L’État garant de la stabilité du corps social
C’est donc une appréciation collective, puisant ses déterminants dans la culture et l'histoire singulière des peuples, qui explique les contours différents de l'intérêt général et des moyens qui lui sont affectés. Le passage de l’État-gendarme, cantonné aux fonctions régaliennes, à L’État-providence, est intervenu en Europe à une période où le développement économique et les circonstances sociales requéraient une extension des prérogatives de l’État. Ces prérogatives sont aujourd'hui mises à mal par de nouvelles circonstances économiques, contredisant leur mise en œuvre : la prise en charge par la solidarité nationale du processus de « libération de l'homme du besoin » est devenue très coûteuse parce qu'elle repose sur des équilibres démographiques et sociaux historiquement datés, qui sont aujourd'hui menacés.
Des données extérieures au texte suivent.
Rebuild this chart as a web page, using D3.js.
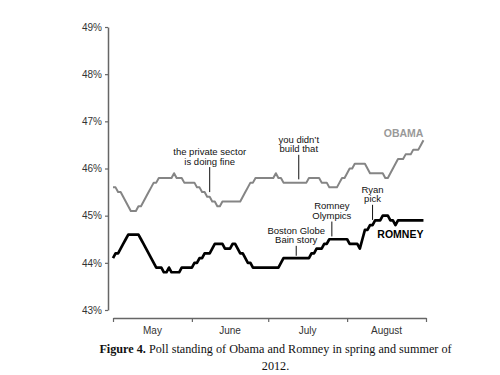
<!DOCTYPE html>
<html lang="en">
<meta charset="utf-8">
<script src="https://d3js.org/d3.v7.min.js"></script>
<head>
    <style type="text/css">
        body { margin: 0; background: white; }
        .tick text { font-family: "Liberation Sans", Arial, sans-serif; font-size: 10px; fill: #333; }
        .note { font-family: "Liberation Sans", Arial, sans-serif; font-size: 9.5px; fill: #111; }
        .caption { font-family: "Liberation Serif", serif; font-size: 12.2px; fill: #111; }
    </style>
</head>
<body>
<div id="chart"></div>
<script>

// daily poll averages, May 1 - Aug 31 2012
const startDay = new Date(2012, 4, 1);
const obama = [
    45.6, 45.6, 45.5, 45.5, 45.4, 45.3, 45.2, 45.1, 45.1, 45.1,
    45.2, 45.2, 45.3, 45.4, 45.5, 45.6, 45.7, 45.7, 45.8, 45.8,
    45.8, 45.8, 45.8, 45.8, 45.9, 45.8, 45.8, 45.8, 45.7, 45.7,
    45.7, 45.7, 45.7, 45.6, 45.6, 45.5, 45.5, 45.4, 45.4, 45.3,
    45.3, 45.2, 45.2, 45.3, 45.3, 45.3, 45.3, 45.3, 45.3, 45.3,
    45.3, 45.4, 45.5, 45.6, 45.7, 45.7, 45.8, 45.8, 45.8, 45.8,
    45.8, 45.8, 45.8, 45.8, 45.9, 45.8, 45.8, 45.7, 45.7, 45.7,
    45.7, 45.7, 45.7, 45.7, 45.7, 45.7, 45.7, 45.8, 45.8, 45.8,
    45.8, 45.8, 45.7, 45.7, 45.7, 45.6, 45.6, 45.6, 45.6, 45.7,
    45.8, 45.8, 45.9, 46.0, 46.0, 46.1, 46.1, 46.1, 46.1, 46.1,
    46.0, 45.9, 45.9, 45.9, 45.9, 45.9, 45.9, 45.8, 45.8, 45.9,
    46.0, 46.1, 46.2, 46.2, 46.2, 46.3, 46.3, 46.3, 46.4, 46.4,
    46.4, 46.5, 46.6
];
const romney = [
    44.1, 44.2, 44.2, 44.3, 44.4, 44.5, 44.6, 44.6, 44.6, 44.6,
    44.6, 44.5, 44.4, 44.3, 44.2, 44.1, 44.0, 43.9, 43.9, 43.9,
    43.8, 43.8, 43.9, 43.8, 43.8, 43.8, 43.8, 43.9, 43.9, 43.9,
    43.9, 43.9, 44.0, 44.0, 44.1, 44.1, 44.2, 44.2, 44.2, 44.3,
    44.4, 44.4, 44.4, 44.4, 44.3, 44.3, 44.3, 44.4, 44.4, 44.3,
    44.2, 44.2, 44.1, 44.0, 44.0, 43.9, 43.9, 43.9, 43.9, 43.9,
    43.9, 43.9, 43.9, 43.9, 43.9, 43.9, 44.0, 44.1, 44.1, 44.1,
    44.1, 44.1, 44.1, 44.1, 44.1, 44.1, 44.1, 44.1, 44.2, 44.2,
    44.3, 44.3, 44.3, 44.4, 44.4, 44.5, 44.5, 44.5, 44.5, 44.5,
    44.5, 44.5, 44.5, 44.4, 44.4, 44.4, 44.4, 44.3, 44.5, 44.7,
    44.7, 44.8, 44.8, 44.9, 44.9, 44.9, 45.0, 45.0, 45.0, 44.9,
    44.9, 44.8, 44.9, 44.9, 44.9, 44.9, 44.9, 44.9, 44.9, 44.9,
    44.9, 44.9, 44.9
];
const yTicks = [43, 44, 45, 46, 47, 48, 49];
const months = ["May", "June", "July", "August"];

// events: date, text lines, pointer from/to (poll %)
const notes = [
    { date: new Date(2012, 5, 8), lines: ["the private sector", "is doing fine"], top: 46.03, bottom: 45.5 },
    { date: new Date(2012, 6, 13), lines: ["you didn\u2019t", "build that"], top: 46.29, bottom: 45.77 },
    { date: new Date(2012, 6, 12), lines: ["Boston Globe", "Bain story"], top: 44.36, bottom: 44.15 },
    { date: new Date(2012, 6, 26), lines: ["Romney", "Olympics"], top: 44.875, bottom: 44.56 },
    { date: new Date(2012, 7, 11), lines: ["Ryan", "pick"], top: 45.23, bottom: 44.91 }
];

const days = obama.map((v, i) => d3.timeDay.offset(startDay, i));

const svg = d3.select("#chart")
    .append("svg")
    .attr("width", 500)
    .attr("height", 375);

const x = d3.scaleTime()
    .domain([startDay, new Date(2012, 8, 1)])
    .range([113, 426]);
const y = d3.scaleLinear()
    .domain([43, 49])
    .range([310, 27]);

// y axis
const yAxis = svg.append("g")
    .attr("transform", "translate(108,0)")
    .call(d3.axisLeft(y).tickValues(yTicks).tickFormat(d => d + "%").tickSize(3).tickSizeOuter(0));
yAxis.select(".domain").attr("stroke", "#666").attr("stroke-width", 1.5);
yAxis.selectAll(".tick line").attr("stroke", "#666").attr("stroke-width", 1.2);
yAxis.selectAll(".tick text").attr("x", -6);

// x axis, month boundaries
const monthStarts = d3.timeMonth.range(startDay, new Date(2012, 8, 2));
const xAxis = svg.append("g")
    .attr("transform", "translate(0,318)")
    .call(d3.axisBottom(x).tickValues(monthStarts).tickFormat("").tickSize(4).tickSizeOuter(0));
xAxis.select(".domain").attr("stroke", "#666").attr("stroke-width", 1.5);
xAxis.selectAll(".tick line").attr("stroke", "#666").attr("stroke-width", 1.2);

svg.selectAll(".month")
    .data(months)
    .join("text")
    .attr("x", (d, i) => (x(monthStarts[i]) + x(monthStarts[i + 1])) / 2)
    .attr("y", 334)
    .attr("text-anchor", "middle")
    .style("font-family", "'Liberation Sans', Arial, sans-serif")
    .style("font-size", "10px")
    .style("fill", "#333")
    .text(d => d);

const line = d3.line()
    .x((d, i) => x(days[i]))
    .y(d => y(d));

svg.append("path")
    .datum(obama)
    .attr("fill", "none")
    .attr("stroke", "#858585")
    .attr("stroke-width", 2)
    .attr("stroke-linejoin", "round")
    .attr("d", line);

svg.append("path")
    .datum(romney)
    .attr("fill", "none")
    .attr("stroke", "#000")
    .attr("stroke-width", 2.7)
    .attr("stroke-linejoin", "round")
    .attr("d", line);

// event notes
notes.forEach(n => {
    const nx = x(n.date);
    svg.append("line")
        .attr("x1", nx).attr("x2", nx)
        .attr("y1", y(n.top)).attr("y2", y(n.bottom))
        .attr("stroke", "#111")
        .attr("stroke-width", 1);
    const t = svg.append("text")
        .attr("class", "note")
        .attr("text-anchor", "middle");
    n.lines.forEach((l, i) => {
        t.append("tspan")
            .attr("x", nx)
            .attr("y", y(n.top) - 2.5 - (n.lines.length - 1 - i) * 9.6)
            .text(l);
    });
});

// series labels
const last = obama.length - 1;
svg.append("text")
    .attr("x", x(days[last]))
    .attr("y", y(obama[last]) - 3)
    .attr("text-anchor", "end")
    .style("font-family", "'Liberation Sans', Arial, sans-serif")
    .style("font-size", "10.5px")
    .style("font-weight", "bold")
    .style("fill", "#999")
    .text("OBAMA");
svg.append("text")
    .attr("x", x(days[last]))
    .attr("y", y(romney[last]) + 18)
    .attr("text-anchor", "end")
    .style("font-family", "'Liberation Sans', Arial, sans-serif")
    .style("font-size", "10.5px")
    .style("font-weight", "bold")
    .style("fill", "#000")
    .text("ROMNEY");

// caption
const cap = svg.append("text")
    .attr("class", "caption")
    .attr("x", 275.5)
    .attr("y", 353)
    .attr("text-anchor", "middle");
cap.append("tspan").style("font-weight", "bold").text("Figure 4.");
cap.append("tspan").text(" Poll standing of Obama and Romney in spring and summer of");
svg.append("text")
    .attr("class", "caption")
    .attr("x", 275.5)
    .attr("y", 370)
    .attr("text-anchor", "middle")
    .text("2012.");

</script>
</body>
</html>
Cependant, on doit souscrire à la justification d'un État même minimal, qui passe par la nécessité d'assurer le respect des droits de propriété en transférant à un tiers « le monopole de la violence légitime », selon la formule de Max Weber. La possibilité d'une économie repose tout entière sur l'assurance que ces droits de propriété sont garantis. La faillite de l’État, et donc la disparition du monopole de la violence légitime, laisseraient prévoir un avenir troublé. C'est parce que nous avons conçu l’État (au-delà des choix concernant les formes institutionnelles concrètes de son intervention : minimales pour la pensée libérale maximales pour la pensée absolutiste) comme le dépositaire de l'intérêt gêné et le garant de la stabilité du corps social et de l'équilibre politique que la faillite des États développés apparaîtrait comme tragique.
Il semble hautement improbable qu'une faillite générale frappe les États développés en même temps. Dans un contexte de mondialisation économique, une telle faillite traduirait en définitive un échec plus profond d'ordre politique et culturel. Ce serait le constat de l'artificialité des liens qui unissaient des individus entre eux, ou au moins de leur caractère contingent, irrémédiablement lié aux circonstances changeantes de l'Histoire. Les conséquences politiques d'un tel bouleversement seraient difficiles à prévoir.